I'm finalizing the layout for a tree hung T loaded vertical for TB, about
85' to the top, two x 45' mostly horizontal loading wires, and radials
elevated 10' above (much?) better than average soil, at least this time of
year when I have standing water among the trees. (Redmond, WA)

I'm taking W8JI's advice and going with the top loaded vertical rather than
a delta loop, particularly after I determined I can squeeze seven fairly
symmetrical 130' radials in (with a cooperative neighbor).  I plan a
switched series capacitor feed for bandwidth, with the antenna resonant at
1815KHz or so.

Now two questions before stringing wire -

1. My new DXE 4 square receive array is outside the radial field, with the
center of the square 82' from the radials perimeter.  Does it matter if the
end of one radial is about 30' from a corner 4sq antenna, or should I pitch
the radials to maximize the separation?
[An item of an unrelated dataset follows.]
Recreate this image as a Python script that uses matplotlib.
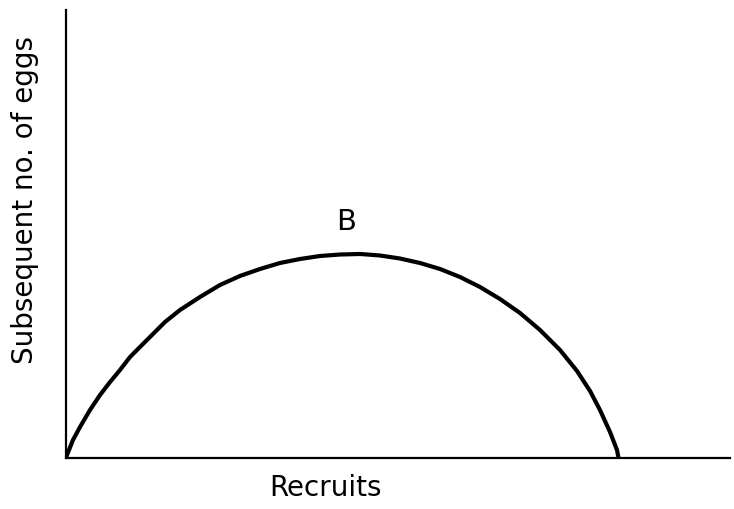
import matplotlib
matplotlib.use("Agg")
import matplotlib.pyplot as plt

recruits = [0.0, 0.15, 1.05, 2.11, 3.61, 5.12, 6.63, 8.13, 9.64, 11.14, 13.10, 14.91,
            17.17, 20.18, 23.19, 26.20, 29.22, 32.23, 35.24, 38.25, 41.27, 44.28,
            47.29, 50.30, 53.31, 56.33, 59.34, 62.35, 65.36, 68.37, 71.39, 74.40,
            76.96, 78.92, 80.42, 81.93, 82.98, 83.21]
eggs = [0.0, 0.67, 4.02, 6.92, 10.71, 14.06, 16.96, 19.64, 22.54, 24.78, 27.68, 30.36,
        33.04, 35.94, 38.62, 40.63, 42.19, 43.53, 44.42, 45.09, 45.42, 45.54,
        45.20, 44.53, 43.53, 42.19, 40.40, 38.17, 35.49, 32.37, 28.57, 24.11,
        19.42, 14.96, 10.71, 5.80, 1.79, 0.0]
curve_label = "B"
x_label = "Recruits"
y_label = "Subsequent no. of eggs"

fig = plt.figure(figsize=(7.34, 5.09), dpi=100)
ax = fig.add_axes([66/734, 51/509, 664/734, 448/509])
ax.plot(recruits, eggs, color="black", linewidth=3.0, solid_capstyle="butt",
        solid_joinstyle="round")
ax.set_xlim(0, 100)
ax.set_ylim(0, 100)
for s in ["top", "right"]:
    ax.spines[s].set_visible(False)
for s in ["left", "bottom"]:
    ax.spines[s].set_linewidth(1.6)
ax.set_xticks([])
ax.set_yticks([])
ax.text(42.2, 52.7, curve_label, fontsize=21, ha="center", va="center")
fig.text(325/734, 1 - 488/509, x_label, fontsize=20, ha="center", va="center")
fig.text(25/734, 1 - 200/509, y_label, fontsize=20, ha="center", va="center", rotation=90)
fig.savefig("out.png", dpi=100)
Even as much as a 90 degree (or
more) segment with no radials?  At 90 degree pitch the nearest radial ends
would be about 80' from their nearest 4sq antenna.
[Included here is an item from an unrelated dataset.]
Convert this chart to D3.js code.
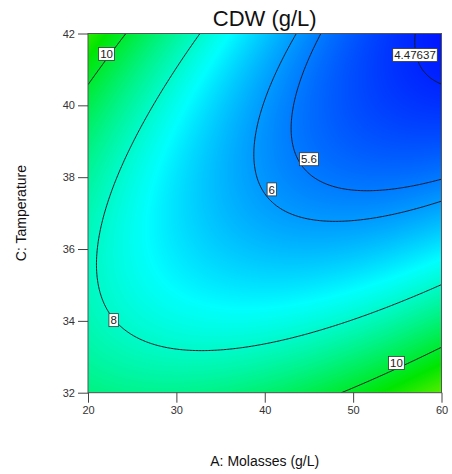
<!DOCTYPE html>
<html>
<head>
<meta charset="utf-8">
<script src="https://cdn.jsdelivr.net/npm/d3@7"></script>
<style>
  html, body { margin: 0; padding: 0; background: #fff; }
  svg { display: block; font-family: Arial, "Liberation Sans", sans-serif; }
</style>
</head>
<body>
<div id="chart"></div>
<script>
// Fitted response surface for CDW (g/L) in coded factors:
// a = (A - 40) / 20 (Molasses), c = (C - 37) / 5 (Temperature)
const modelTerms = ["Intercept", "A", "C", "AC", "A^2", "C^2"];
const modelCoefficients = [6.12, -1.03, -1.30, -2.42, 1.15, 1.76];

// Contour levels and where each level carries its label
const contourLevels = [4.47637, 5.6, 6, 8, 10];
const labelText = ["4.47637", "5.6", "6", "8", "10", "10"];
const labelA = [57.0, 45.0, 40.8, 22.9, 22.1, 54.9];
const labelC = [41.4, 38.5, 37.66, 34.02, 41.43, 32.83];

// Axis ticks
const xTicks = [20, 30, 40, 50, 60];
const yTicks = [32, 34, 36, 38, 40, 42];

// Colour ramp for the shaded surface
const rampValues = [4.0, 7.3, 10.6, 13.9];
const rampColors = ["#0000ff", "#00ffff", "#00e600", "#ffff00"];

const W = 452, H = 474;
const plot = { left: 88, right: 441.5, top: 33.5, bottom: 392.7 };

const x = d3.scaleLinear().domain([20, 60]).range([plot.left, plot.right]);
const y = d3.scaleLinear().domain([32, 42]).range([plot.bottom, plot.top]);
const color = d3.scaleLinear().domain(rampValues).range(rampColors)
  .interpolate(d3.interpolateRgb).clamp(true);

function cdw(A, C) {
  const a = (A - 40) / 20, c = (C - 37) / 5;
  const b = modelCoefficients;
  return b[0] + b[1] * a + b[2] * c + b[3] * a * c + b[4] * a * a + b[5] * c * c;
}

const svg = d3.select("#chart").append("svg").attr("width", W).attr("height", H);

// Shaded surface, one canvas pixel per screen pixel
const pw = Math.round(plot.right - plot.left), ph = Math.round(plot.bottom - plot.top);
const canvas = document.createElement("canvas");
canvas.width = pw; canvas.height = ph;
const ctx = canvas.getContext("2d");
const img = ctx.createImageData(pw, ph);
for (let j = 0; j < ph; j++) {
  const C = y.invert(plot.top + (j + 0.5) * (plot.bottom - plot.top) / ph);
  for (let i = 0; i < pw; i++) {
    const A = x.invert(plot.left + (i + 0.5) * (plot.right - plot.left) / pw);
    const col = d3.rgb(color(cdw(A, C)));
    const k = (j * pw + i) * 4;
    img.data[k] = col.r; img.data[k + 1] = col.g; img.data[k + 2] = col.b; img.data[k + 3] = 255;
  }
}
ctx.putImageData(img, 0, 0);

svg.append("defs").append("clipPath").attr("id", "plotClip")
  .append("rect")
  .attr("x", plot.left).attr("y", plot.top)
  .attr("width", plot.right - plot.left).attr("height", plot.bottom - plot.top);

svg.append("image")
  .attr("x", plot.left).attr("y", plot.top)
  .attr("width", plot.right - plot.left).attr("height", plot.bottom - plot.top)
  .attr("preserveAspectRatio", "none")
  .attr("href", canvas.toDataURL());

// Contour lines from a fine grid of model values
const n = 241, m = 241;
const gridA = d3.range(n).map(i => 20 + i * 40 / (n - 1));
const gridC = d3.range(m).map(j => 32 + j * 10 / (m - 1));
const values = new Float64Array(n * m);
for (let j = 0; j < m; j++) for (let i = 0; i < n; i++) values[j * n + i] = cdw(gridA[i], gridC[j]);

const contours = d3.contours().size([n, m]).thresholds(contourLevels)(values);
const gx = d3.scaleLinear().domain([0.5, n - 0.5]).range([x(20), x(60)]);
const gy = d3.scaleLinear().domain([0.5, m - 0.5]).range([y(32), y(42)]);
const path = d3.geoPath(d3.geoTransform({
  point(px, py) { this.stream.point(gx(px), gy(py)); }
}));

svg.append("g").attr("clip-path", "url(#plotClip)")
  .selectAll("path").data(contours).join("path")
  .attr("d", path)
  .attr("fill", "none")
  .attr("stroke", "#1a1a2a")
  .attr("stroke-width", 1);

// Frame
svg.append("rect")
  .attr("x", plot.left).attr("y", plot.top)
  .attr("width", plot.right - plot.left).attr("height", plot.bottom - plot.top)
  .attr("fill", "none").attr("stroke", "#555").attr("stroke-width", 1);

// Contour labels
const labels = svg.append("g").selectAll("g").data(labelText).join("g")
  .attr("transform", (d, i) => `translate(${x(labelA[i])},${y(labelC[i])})`);
labels.append("text")
  .attr("text-anchor", "middle").attr("dy", "0.36em")
  .attr("font-size", 11.5).attr("fill", "#222")
  .text(d => d);
labels.each(function () {
  const g = d3.select(this);
  const bb = g.select("text").node().getBBox();
  g.insert("rect", "text")
    .attr("x", bb.x - 1.5).attr("y", -6.5)
    .attr("width", bb.width + 3).attr("height", 13)
    .attr("fill", "#fff").attr("stroke", "#333").attr("stroke-width", 0.8);
});

// Axes
const xAxis = svg.append("g").attr("transform", `translate(0,${plot.bottom})`)
  .call(d3.axisBottom(x).tickValues(xTicks).tickSize(10).tickPadding(4).tickFormat(d3.format("d")));
const yAxis = svg.append("g").attr("transform", `translate(${plot.left},0)`)
  .call(d3.axisLeft(y).tickValues(yTicks).tickSize(10).tickPadding(3).tickFormat(d3.format("d")));
[xAxis, yAxis].forEach(ax => {
  ax.select(".domain").remove();
  ax.selectAll(".tick line").attr("stroke", "#444");
  ax.selectAll(".tick text").attr("font-size", 11).attr("fill", "#333")
    .attr("font-family", "Arial, 'Liberation Sans', sans-serif");
});

// Titles
svg.append("text")
  .attr("x", (plot.left + plot.right) / 2).attr("y", 26)
  .attr("text-anchor", "middle").attr("font-size", 22).attr("fill", "#111")
  .text("CDW (g/L)");
svg.append("text")
  .attr("x", (plot.left + plot.right) / 2).attr("y", 466)
  .attr("text-anchor", "middle").attr("font-size", 14).attr("fill", "#111")
  .text("A: Molasses (g/L)");
svg.append("text")
  .attr("transform", `translate(26,${(plot.top + plot.bottom) / 2}) rotate(-90)`)
  .attr("text-anchor", "middle").attr("font-size", 14).attr("fill", "#111")
  .text("C: Tamperature");
</script>
</body>
</html>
2. Now the unusual circumstance - there is a 56' x 70' steel building
entirely inside the radial circle, but at the perimeter. Steel roof, walls,
and Ufer grounded to the perimeter footing.  My thinking, not sure I'm
correct, is to NOT attach any radials to the building (12' to eves, 14' to
peak), but nestle it between 2 radials with about 15' feet of minimum
clearance.  OTOH, I can connect one or more radials to the steel, or run one
or more insulated radials over the roof to a support off the perimeter end
of the building. And then OTOH, the steel sure makes this part of the radial
field pretty high conductivity.  This one is definitely not in the handbooks
or in ON4UN or in the N6LF QEX articles. btw I have a SteppIR BigIR vertical
going on the center of this roof as a secondary/backup HF antenna.